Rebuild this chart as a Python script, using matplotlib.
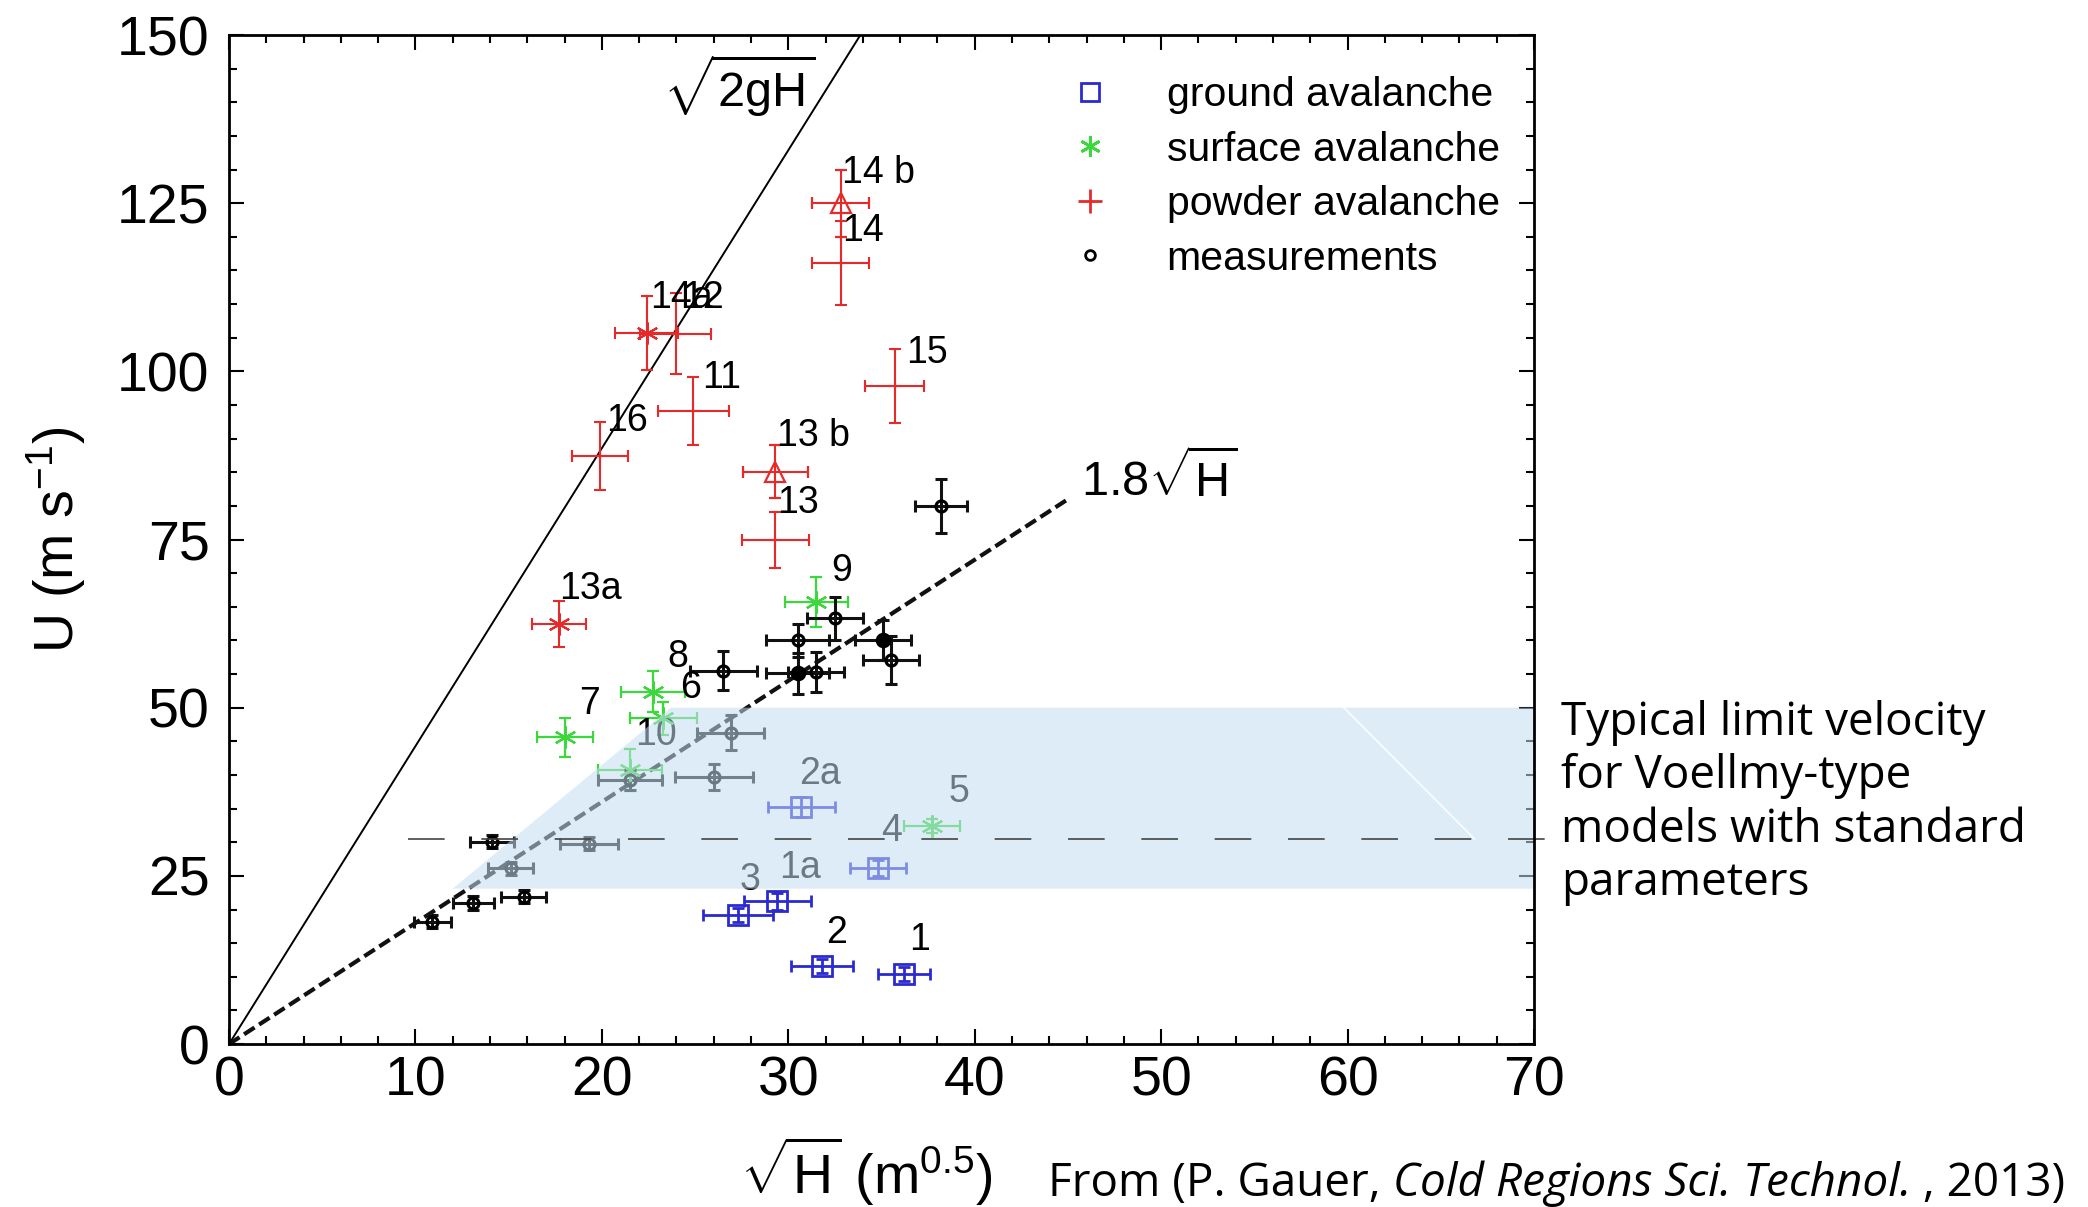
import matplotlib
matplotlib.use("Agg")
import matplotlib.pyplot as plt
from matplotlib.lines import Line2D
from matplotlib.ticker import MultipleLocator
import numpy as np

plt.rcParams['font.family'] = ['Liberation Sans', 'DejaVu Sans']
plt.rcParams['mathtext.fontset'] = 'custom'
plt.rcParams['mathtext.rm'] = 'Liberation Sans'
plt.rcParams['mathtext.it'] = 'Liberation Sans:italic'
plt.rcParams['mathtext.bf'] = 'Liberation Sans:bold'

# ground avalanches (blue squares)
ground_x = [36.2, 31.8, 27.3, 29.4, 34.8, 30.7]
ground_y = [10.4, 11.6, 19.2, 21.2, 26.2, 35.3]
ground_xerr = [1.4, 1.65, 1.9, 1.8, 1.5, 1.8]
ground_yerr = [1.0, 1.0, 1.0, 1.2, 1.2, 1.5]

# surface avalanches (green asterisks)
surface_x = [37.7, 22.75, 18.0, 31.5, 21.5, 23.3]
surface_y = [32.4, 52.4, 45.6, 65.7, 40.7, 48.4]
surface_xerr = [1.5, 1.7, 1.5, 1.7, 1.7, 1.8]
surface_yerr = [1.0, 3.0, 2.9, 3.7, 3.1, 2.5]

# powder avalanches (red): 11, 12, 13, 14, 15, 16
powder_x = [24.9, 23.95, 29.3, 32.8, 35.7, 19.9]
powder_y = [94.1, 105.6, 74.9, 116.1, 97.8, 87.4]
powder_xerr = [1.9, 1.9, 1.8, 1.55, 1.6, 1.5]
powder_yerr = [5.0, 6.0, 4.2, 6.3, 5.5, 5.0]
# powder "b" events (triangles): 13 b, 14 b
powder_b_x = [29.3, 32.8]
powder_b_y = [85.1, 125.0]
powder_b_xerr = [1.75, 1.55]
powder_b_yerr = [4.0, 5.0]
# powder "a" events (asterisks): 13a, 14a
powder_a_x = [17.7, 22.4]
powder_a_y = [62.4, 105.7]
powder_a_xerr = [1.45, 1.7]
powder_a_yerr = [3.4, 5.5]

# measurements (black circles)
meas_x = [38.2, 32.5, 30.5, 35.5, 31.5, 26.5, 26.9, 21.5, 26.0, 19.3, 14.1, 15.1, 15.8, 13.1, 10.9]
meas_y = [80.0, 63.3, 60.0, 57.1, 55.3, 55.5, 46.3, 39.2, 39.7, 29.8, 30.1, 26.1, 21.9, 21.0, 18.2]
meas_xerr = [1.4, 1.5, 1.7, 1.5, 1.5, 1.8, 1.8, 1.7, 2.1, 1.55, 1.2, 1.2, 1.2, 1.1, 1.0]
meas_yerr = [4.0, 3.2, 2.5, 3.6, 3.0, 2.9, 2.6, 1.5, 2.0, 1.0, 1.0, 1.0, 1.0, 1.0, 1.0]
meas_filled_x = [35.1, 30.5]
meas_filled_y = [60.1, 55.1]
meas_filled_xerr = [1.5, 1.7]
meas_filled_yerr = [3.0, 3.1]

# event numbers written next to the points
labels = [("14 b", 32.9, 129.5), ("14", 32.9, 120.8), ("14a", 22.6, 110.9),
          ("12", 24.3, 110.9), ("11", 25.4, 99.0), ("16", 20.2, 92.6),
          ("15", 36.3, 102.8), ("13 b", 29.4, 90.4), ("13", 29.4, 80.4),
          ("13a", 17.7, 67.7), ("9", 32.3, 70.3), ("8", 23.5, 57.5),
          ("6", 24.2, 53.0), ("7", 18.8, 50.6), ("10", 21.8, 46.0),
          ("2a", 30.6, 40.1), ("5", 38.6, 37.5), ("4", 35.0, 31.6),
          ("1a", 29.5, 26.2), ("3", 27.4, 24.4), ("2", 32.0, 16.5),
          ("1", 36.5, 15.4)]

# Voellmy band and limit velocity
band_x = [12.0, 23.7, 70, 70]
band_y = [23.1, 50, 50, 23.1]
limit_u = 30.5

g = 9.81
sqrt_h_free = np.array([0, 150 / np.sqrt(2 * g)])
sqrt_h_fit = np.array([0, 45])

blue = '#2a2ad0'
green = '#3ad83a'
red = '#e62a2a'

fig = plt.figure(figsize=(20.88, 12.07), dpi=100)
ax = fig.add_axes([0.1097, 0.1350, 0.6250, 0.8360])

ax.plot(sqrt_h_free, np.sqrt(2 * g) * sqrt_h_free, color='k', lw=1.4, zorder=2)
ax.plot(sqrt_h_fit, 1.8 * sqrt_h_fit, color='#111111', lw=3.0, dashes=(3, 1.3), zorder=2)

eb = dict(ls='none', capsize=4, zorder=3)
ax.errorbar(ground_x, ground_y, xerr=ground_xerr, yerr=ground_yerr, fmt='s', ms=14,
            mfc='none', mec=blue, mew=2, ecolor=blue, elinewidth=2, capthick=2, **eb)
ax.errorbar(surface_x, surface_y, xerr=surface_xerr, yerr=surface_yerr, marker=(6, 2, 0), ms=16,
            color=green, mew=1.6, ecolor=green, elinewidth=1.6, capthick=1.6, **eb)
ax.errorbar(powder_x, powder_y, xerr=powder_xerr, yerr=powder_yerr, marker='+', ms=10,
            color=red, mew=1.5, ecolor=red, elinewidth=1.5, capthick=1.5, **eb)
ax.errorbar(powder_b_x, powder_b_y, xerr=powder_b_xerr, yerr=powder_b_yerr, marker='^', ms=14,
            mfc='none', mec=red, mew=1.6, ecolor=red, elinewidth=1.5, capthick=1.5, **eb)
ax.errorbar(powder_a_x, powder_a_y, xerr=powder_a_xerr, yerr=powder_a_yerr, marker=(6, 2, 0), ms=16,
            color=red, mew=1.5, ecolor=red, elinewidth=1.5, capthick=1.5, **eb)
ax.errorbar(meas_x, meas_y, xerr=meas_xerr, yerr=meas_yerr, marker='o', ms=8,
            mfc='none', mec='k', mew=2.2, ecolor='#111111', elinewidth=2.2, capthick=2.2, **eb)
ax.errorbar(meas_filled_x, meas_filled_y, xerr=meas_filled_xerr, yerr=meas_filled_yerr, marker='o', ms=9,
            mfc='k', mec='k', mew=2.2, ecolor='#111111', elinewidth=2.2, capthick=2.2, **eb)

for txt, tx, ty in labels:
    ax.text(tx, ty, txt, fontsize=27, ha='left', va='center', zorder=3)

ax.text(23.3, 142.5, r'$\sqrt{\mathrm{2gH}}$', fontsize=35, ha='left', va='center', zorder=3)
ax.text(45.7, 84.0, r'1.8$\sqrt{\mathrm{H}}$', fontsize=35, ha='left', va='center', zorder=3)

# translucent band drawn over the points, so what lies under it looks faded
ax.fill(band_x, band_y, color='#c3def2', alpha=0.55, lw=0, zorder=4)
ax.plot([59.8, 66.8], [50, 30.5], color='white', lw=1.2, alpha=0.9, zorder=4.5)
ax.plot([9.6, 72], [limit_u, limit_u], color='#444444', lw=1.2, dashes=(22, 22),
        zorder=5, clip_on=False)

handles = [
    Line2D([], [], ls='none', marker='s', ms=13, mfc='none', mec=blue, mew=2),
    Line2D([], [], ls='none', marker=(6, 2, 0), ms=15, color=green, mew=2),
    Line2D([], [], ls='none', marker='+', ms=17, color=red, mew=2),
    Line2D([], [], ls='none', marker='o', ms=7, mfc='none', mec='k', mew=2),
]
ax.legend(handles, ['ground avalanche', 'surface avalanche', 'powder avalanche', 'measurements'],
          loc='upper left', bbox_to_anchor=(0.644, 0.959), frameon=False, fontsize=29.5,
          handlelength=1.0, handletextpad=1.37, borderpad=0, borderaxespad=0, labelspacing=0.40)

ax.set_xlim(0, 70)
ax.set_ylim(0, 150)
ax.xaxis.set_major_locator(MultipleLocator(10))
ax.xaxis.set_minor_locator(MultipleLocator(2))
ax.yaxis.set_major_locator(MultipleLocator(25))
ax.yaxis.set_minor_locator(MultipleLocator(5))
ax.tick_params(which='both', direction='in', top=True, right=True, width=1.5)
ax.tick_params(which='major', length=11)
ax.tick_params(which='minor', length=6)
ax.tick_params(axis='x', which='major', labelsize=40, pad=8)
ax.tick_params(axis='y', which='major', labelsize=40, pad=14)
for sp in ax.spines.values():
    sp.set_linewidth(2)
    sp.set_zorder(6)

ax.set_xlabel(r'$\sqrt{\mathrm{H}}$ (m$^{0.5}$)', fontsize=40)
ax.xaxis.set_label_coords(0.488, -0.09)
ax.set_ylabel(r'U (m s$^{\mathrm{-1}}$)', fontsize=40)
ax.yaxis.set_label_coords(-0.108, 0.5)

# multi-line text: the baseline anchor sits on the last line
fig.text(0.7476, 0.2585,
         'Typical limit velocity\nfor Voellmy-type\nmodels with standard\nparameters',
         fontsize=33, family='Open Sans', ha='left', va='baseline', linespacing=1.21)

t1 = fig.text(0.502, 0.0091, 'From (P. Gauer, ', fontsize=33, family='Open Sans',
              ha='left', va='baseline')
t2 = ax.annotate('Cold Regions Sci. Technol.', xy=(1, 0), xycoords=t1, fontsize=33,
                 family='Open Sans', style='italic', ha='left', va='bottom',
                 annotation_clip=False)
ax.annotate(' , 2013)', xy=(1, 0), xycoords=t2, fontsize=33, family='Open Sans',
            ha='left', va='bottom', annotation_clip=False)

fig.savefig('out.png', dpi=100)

------------------------------------------------------------

**Aim**
Print the data above verbatim from the first line through the line holding "import numpy as np", leaving every picture out.

**Solution to this exercise**
Rebuild this chart as a Python script, using matplotlib.
import matplotlib
matplotlib.use("Agg")
import matplotlib.pyplot as plt
from matplotlib.lines import Line2D
from matplotlib.ticker import MultipleLocator
import numpy as np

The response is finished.